* **Task details**
Omit all pictures, then retype the data exactly as given.

* **Source material**
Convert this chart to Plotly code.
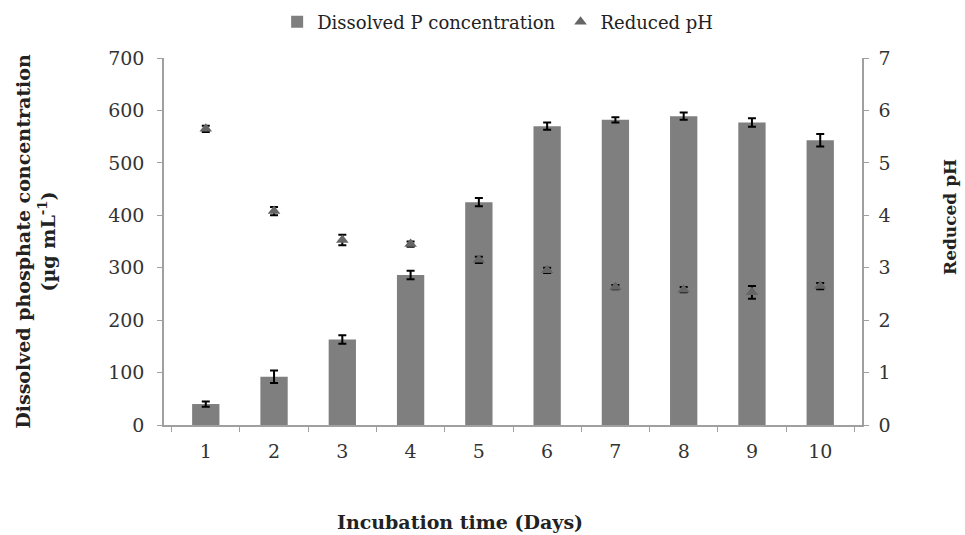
import plotly.graph_objects as go

days = ["1", "2", "3", "4", "5", "6", "7", "8", "9", "10"]
p_conc = [40, 92, 163, 286, 425, 570, 582, 589, 577, 543]
p_err = [5, 12, 8, 8, 8, 7, 5, 7, 8, 12]
ph = [5.65, 4.08, 3.53, 3.45, 3.15, 2.95, 2.63, 2.58, 2.53, 2.65]
ph_err = [0.06, 0.08, 0.1, 0.05, 0.06, 0.05, 0.04, 0.05, 0.12, 0.06]

font_family = "DejaVu Serif"

fig = go.Figure()
fig.add_trace(go.Bar(
    x=days, y=p_conc, name="Dissolved P concentration",
    marker=dict(color="#7f7f7f", line=dict(width=0)),
    width=0.4,
    error_y=dict(type="data", array=p_err, color="black", thickness=2, width=4),
))
fig.add_trace(go.Scatter(
    x=days, y=ph, name="Reduced pH", yaxis="y2", mode="markers",
    marker=dict(symbol="triangle-up", size=11, color="#666666"),
    error_y=dict(type="data", array=ph_err, color="black", thickness=2, width=4),
))

axis_line = dict(showline=True, linecolor="#a0a0a0", linewidth=1.5, ticks="outside",
                 tickcolor="#a0a0a0", ticklen=5, showgrid=False, zeroline=False,
                 tickfont=dict(family=font_family, size=19, color="#333"))

fig.update_layout(
    width=965, height=535,
    margin=dict(l=164, r=103, t=58, b=110, autoexpand=False),
    plot_bgcolor="white", paper_bgcolor="white",
    font=dict(family=font_family, size=17, color="#222"),
    bargap=0.6,
    showlegend=True,
    legend=dict(orientation="h", x=0.478, xanchor="center", yref="container",
                y=1 - 22 / 535, yanchor="middle",
                font=dict(family=font_family, size=18, color="#222"),
                itemwidth=30, tracegroupgap=0),
    xaxis=dict(type="category", tickson="boundaries", ticklabelstandoff=8, **axis_line),
    yaxis=dict(range=[0, 700], dtick=100, ticklabelstandoff=9, **axis_line,
               title=dict(text="<b>Dissolved phosphate concentration<br>(µg mL<sup>-1</sup>)</b>",
                          standoff=48, font=dict(family=font_family, size=19))),
    yaxis2=dict(range=[0, 7], dtick=1, overlaying="y", side="right", ticklabelstandoff=6,
                **axis_line),
    annotations=[
        dict(text="<b>Reduced pH</b>", textangle=-90, xref="paper", yref="paper",
             x=(950 - 164) / 698, y=(425 - 217) / 367, xanchor="center",
             yanchor="middle", showarrow=False,
             font=dict(family=font_family, size=17, color="#222")),
        dict(text="<b>Incubation time (Days)</b>", xref="paper", yref="paper",
             x=(460 - 164) / 698, y=(425 - 522) / 367, xanchor="center",
             yanchor="middle", showarrow=False,
             font=dict(family=font_family, size=19, color="#222")),
    ],
)

fig.write_html("out.html")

* **Solution for this task**
Convert this chart to Plotly code.
import plotly.graph_objects as go

days = ["1", "2", "3", "4", "5", "6", "7", "8", "9", "10"]
p_conc = [40, 92, 163, 286, 425, 570, 582, 589, 577, 543]
p_err = [5, 12, 8, 8, 8, 7, 5, 7, 8, 12]
ph = [5.65, 4.08, 3.53, 3.45, 3.15, 2.95, 2.63, 2.58, 2.53, 2.65]
ph_err = [0.06, 0.08, 0.1, 0.05, 0.06, 0.05, 0.04, 0.05, 0.12, 0.06]

font_family = "DejaVu Serif"

fig = go.Figure()
fig.add_trace(go.Bar(
    x=days, y=p_conc, name="Dissolved P concentration",
    marker=dict(color="#7f7f7f", line=dict(width=0)),
    width=0.4,
    error_y=dict(type="data", array=p_err, color="black", thickness=2, width=4),
))
fig.add_trace(go.Scatter(
    x=days, y=ph, name="Reduced pH", yaxis="y2", mode="markers",
    marker=dict(symbol="triangle-up", size=11, color="#666666"),
    error_y=dict(type="data", array=ph_err, color="black", thickness=2, width=4),
))

axis_line = dict(showline=True, linecolor="#a0a0a0", linewidth=1.5, ticks="outside",
                 tickcolor="#a0a0a0", ticklen=5, showgrid=False, zeroline=False,
                 tickfont=dict(family=font_family, size=19, color="#333"))

fig.update_layout(
    width=965, height=535,
    margin=dict(l=164, r=103, t=58, b=110, autoexpand=False),
    plot_bgcolor="white", paper_bgcolor="white",
    font=dict(family=font_family, size=17, color="#222"),
    bargap=0.6,
    showlegend=True,
    legend=dict(orientation="h", x=0.478, xanchor="center", yref="container",
                y=1 - 22 / 535, yanchor="middle",
                font=dict(family=font_family, size=18, color="#222"),
                itemwidth=30, tracegroupgap=0),
    xaxis=dict(type="category", tickson="boundaries", ticklabelstandoff=8, **axis_line),
    yaxis=dict(range=[0, 700], dtick=100, ticklabelstandoff=9, **axis_line,
               title=dict(text="<b>Dissolved phosphate concentration<br>(µg mL<sup>-1</sup>)</b>",
                          standoff=48, font=dict(family=font_family, size=19))),
    yaxis2=dict(range=[0, 7], dtick=1, overlaying="y", side="right", ticklabelstandoff=6,
                **axis_line),
    annotations=[
        dict(text="<b>Reduced pH</b>", textangle=-90, xref="paper", yref="paper",
             x=(950 - 164) / 698, y=(425 - 217) / 367, xanchor="center",
             yanchor="middle", showarrow=False,
             font=dict(family=font_family, size=17, color="#222")),
        dict(text="<b>Incubation time (Days)</b>", xref="paper", yref="paper",
             x=(460 - 164) / 698, y=(425 - 522) / 367, xanchor="center",
             yanchor="middle", showarrow=False,
             font=dict(family=font_family, size=19, color="#222")),
    ],
)

fig.write_html("out.html")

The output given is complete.